Le 16 octobre 2012, le Congrès du dialogue national s’ouvre à Tunis. Mais Ennahdha et le CPR (Congrès Pour la République), deux composantes de la «Troïka» au pouvoir, font défection. Pour protester –officiellement- contre la présence du parti de Nidaa Tounes, qui monte dans les sondages en tant que force politique concurrente d’Ennahdha, présenté par certains militants nahdaouis et cpéristes comme un parti créé pour «recycler» les RCD (Rassemblement Constitutionnel Démocratique) du président déchu Ben Ali.

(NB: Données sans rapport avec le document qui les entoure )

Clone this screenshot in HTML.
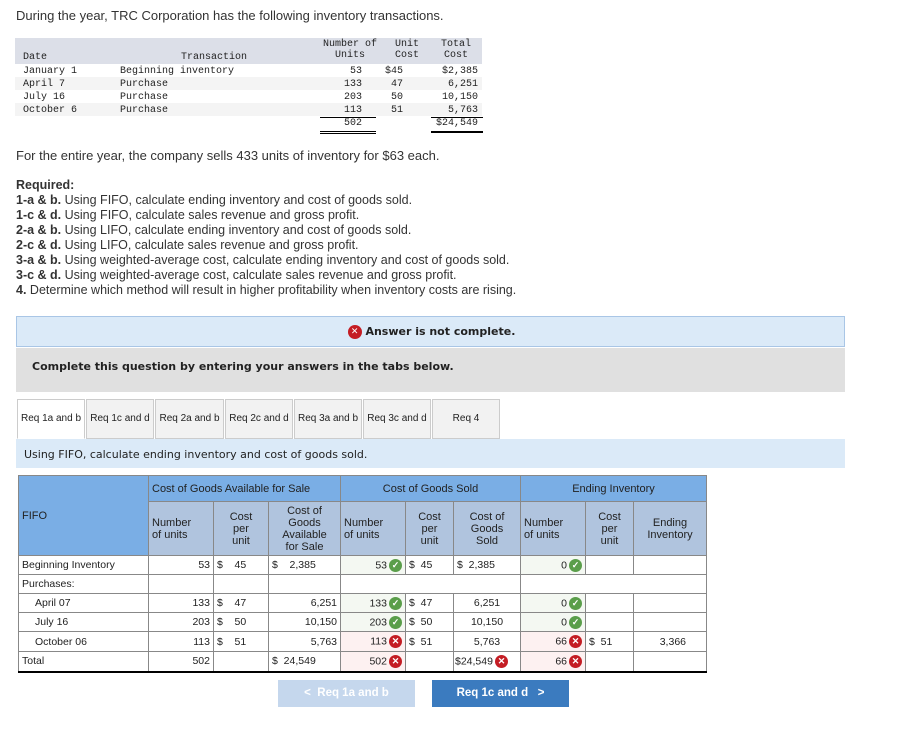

L’UGTT prend mal cette défection. Elle a peut-être raison. Ennahdha participera au dialogue national initié par la  présidence en avril 2013. Qu’est-ce qui a changé depuis? Nidaa Tounes n’est-il plus un «recycleur» de Rcédistes?

Le dialogue national initié par la présidence de la République semble connaître des difficultés

Maintenant que le dialogue national initié par la présidence de la République semble connaître des difficultés à aboutir avec des suspensions de participation, tout le monde attend l’attitude que vont adopter Ennahdha et le CPR concernant la seconde phase du dialogue national que la centrale syndicale dit activement participer.

Il est évident que si Ennahdha et le CPR y participent, comme tout porte à le croire, du moins pour le premier, cela va beaucoup décrisper l’atmosphère lourde. Mais cela ne suffit pas. Ennahdha et ses partenaires de la Troïka sont attendus sur deux autres terrains : celui de la commission tripartite au sujet des événements du 4 décembre 2012 (le gouvernement conteste la version de l’UGTT) et celui de la campagne menée depuis quelques mois par certains acteurs qui parlent de «corriger» l’évolution que connaît l’UGTT soupçonnée d’avoir, à leurs dires, dévié des idéaux et principes fondateurs. Ces hérauts d’un retour aux origines du syndicalisme ne sont pas bien vus par nombre de syndicalistes.

Tout ce vécu ne peut que dominer les débats à l’heure où la classe ouvrière célèbre, mercredi 3 mai 2013, la Fête du travail. Avec l’espoir que cette tension s’apaisera pour que le pays prenne la voie du salut. Au plus vite.